Speculation and controversy were rife in the press. “In the 1830s and 1840s, the lines between legitimate science, political provocation, and crowd-pleasing quackery were exceedingly difficult to define,” he writes. His descriptions of the way the popular press blended news, entertainment, and hype will remind readers of the media landscape of present-day America, though Tresch himself refrains from explicit comparisons.

Poe was also deeply interested in formulating theories about the origins of the universe and the nature of God. Near the end of his life, he wrote a philosophical-scientific treatise called “Eureka,” which has, for reasons that Tresch makes clear, fallen into obscurity. Poe boasted to a friend that “Eureka” was destined to “revolutionize the world of Physical & Metaphysical Science,” but the result was something more confusing than revolutionary. The biographer labels it “a serious mess, a glorious mess, but a mess.”

While Tresch is more interested in exploring the scientific milieu in which Poe moved than in the scandals that dogged him, the book still chronicles the desperate arcs of Poe’s life. 

Despite his success, Poe succumbed to the “perversity” that he believed was built into human nature: When the going got good, he began to sabotage himself. “One of the searing ironies of Poe’s life,” writes Tresch, “was that during this rise to fame, as he developed an ideal of the quasi-omniscient author in total control of the creative process, his life was falling apart – his career, his relationships, and his very mind – a victim of bad luck, alcohol, and self-sabotage.”

Tresch also relays criticisms of Poe that were made by his contemporaries. Nathaniel Hawthorne, for example, thought Poe’s short stories were “like the vagaries of an opium eater.” Even Poe’s critics, however, might agree with Tresch’s incisive assessment that Poe “telegraphed the fascinations and the terrors of simply being alive.” 
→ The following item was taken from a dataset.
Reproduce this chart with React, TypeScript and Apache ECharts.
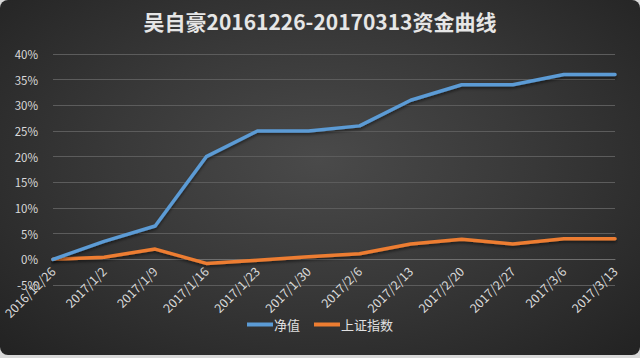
import React, { useEffect, useRef } from "react";
import * as echarts from "echarts";

const categories = [
  "2016/12/26", "2017/1/2", "2017/1/9", "2017/1/16", "2017/1/23", "2017/1/30",
  "2017/2/6", "2017/2/13", "2017/2/20", "2017/2/27", "2017/3/6", "2017/3/13",
];
const netValue = [0, 3.5, 6.5, 20, 25, 25, 26, 31, 34, 34, 36, 36];
const shIndex = [0, 0.4, 2, -0.8, -0.2, 0.5, 1.1, 3, 3.9, 3, 4, 4];
const title = "吴自豪20161226-20170313资金曲线";
const seriesNames = ["净值", "上证指数"];

export default function App() {
  const ref = useRef<HTMLDivElement>(null);
  useEffect(() => {
    if (!ref.current) return;
    const chart = echarts.init(ref.current, undefined, { renderer: "svg" });
    const font = "'Noto Sans CJK SC', 'Noto Sans', sans-serif";
    chart.setOption({
      animation: false,
      backgroundColor: "transparent",
      title: {
        text: title,
        left: "center",
        top: 5,
        textStyle: { color: "#e6e6e6", fontSize: 21, fontWeight: "bold", fontFamily: font },
      },
      grid: { left: 53, right: 25, top: 54, bottom: 73 },
      legend: {
        bottom: 22,
        left: "center",
        itemWidth: 26,
        itemHeight: 4,
        itemGap: 14,
        icon: "rect",
        textStyle: { color: "#e0e0e0", fontSize: 13, fontFamily: font, padding: [0, 0, 0, -4] },
        data: seriesNames,
      },
      xAxis: {
        type: "category",
        data: categories,
        boundaryGap: false,
        axisLine: { onZero: true, lineStyle: { color: "#6e6e6e", width: 1 } },
        axisTick: { show: false },
        axisLabel: {
          rotate: 45,
          color: "#d9d9d9",
          fontSize: 12.5,
          fontFamily: font,
          margin: -16,
          interval: 0,
        },
      },
      yAxis: {
        type: "value",
        min: -5,
        max: 40,
        interval: 5,
        axisLine: { show: false },
        axisTick: { show: false },
        axisLabel: {
          color: "#d9d9d9",
          fontSize: 11.5,
          fontFamily: font,
          margin: 15,
          formatter: (v: number) => `${v}%`,
        },
        splitLine: { lineStyle: { color: "#5c5c5c", width: 1 } },
      },
      series: [
        {
          name: seriesNames[0],
          type: "line",
          data: netValue,
          symbol: "none",
          smooth: false,
          lineStyle: { color: "#5b9bd5", width: 3.5, cap: "round", join: "round", shadowColor: "rgba(0,0,0,0.5)", shadowBlur: 3, shadowOffsetY: 2 },
          itemStyle: { color: "#5b9bd5" },
          z: 3,
        },
        {
          name: seriesNames[1],
          type: "line",
          data: shIndex,
          symbol: "none",
          smooth: false,
          lineStyle: { color: "#ed7d31", width: 3.5, cap: "round", join: "round", shadowColor: "rgba(0,0,0,0.5)", shadowBlur: 3, shadowOffsetY: 2 },
          itemStyle: { color: "#ed7d31" },
          z: 2,
        },
      ],
    });
    return () => chart.dispose();
  }, []);
  return (
    <div
      style={{
        position: "fixed",
        left: 0,
        top: 0,
        width: 640,
        height: 358,
        background: "#d8d8d8",
      }}
    >
      <div
        style={{
          position: "absolute",
          left: 0,
          top: 0,
          width: 640,
          height: 355,
          borderRadius: 8,
          overflow: "hidden",
          background: "radial-gradient(ellipse at 50% 45%, #4a4a4a 0%, #393939 45%, #222222 100%)",
        }}
      >
        <div ref={ref} style={{ width: 640, height: 358 }} />
      </div>
    </div>
  );
}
It’s worth noting that Tresch has generated a fair amount of Poe apologia here. For example, he takes Poe’s complaints about his foster father, John Allan, at face value. And he attempts to explain away Poe’s marriage to his 13-year-old cousin by saying such a practice was not unusual – though Poe, who was 26, lied about her age to friends and officials. But even Tresch cringes over Poe’s strident denunciation of Longfellow’s abolitionist poetry as “incendiary drivel.”

In the end, the telltale heart of “The Reason for the Darkness of the Night” is this: “Poe’s fantastic tales, detective stories, and nonfiction writings dramatized the act of inquiry and the struggles, fears, hopes, and delusions of the human being undertaking it. His ... search for hidden causes places him at the center of the maelstrom of American science in the first half of the nineteenth century.” Tresch has produced a steady, clever, engaging literary biography that provides an excellent survey of an overlooked aspect of Poe’s writing.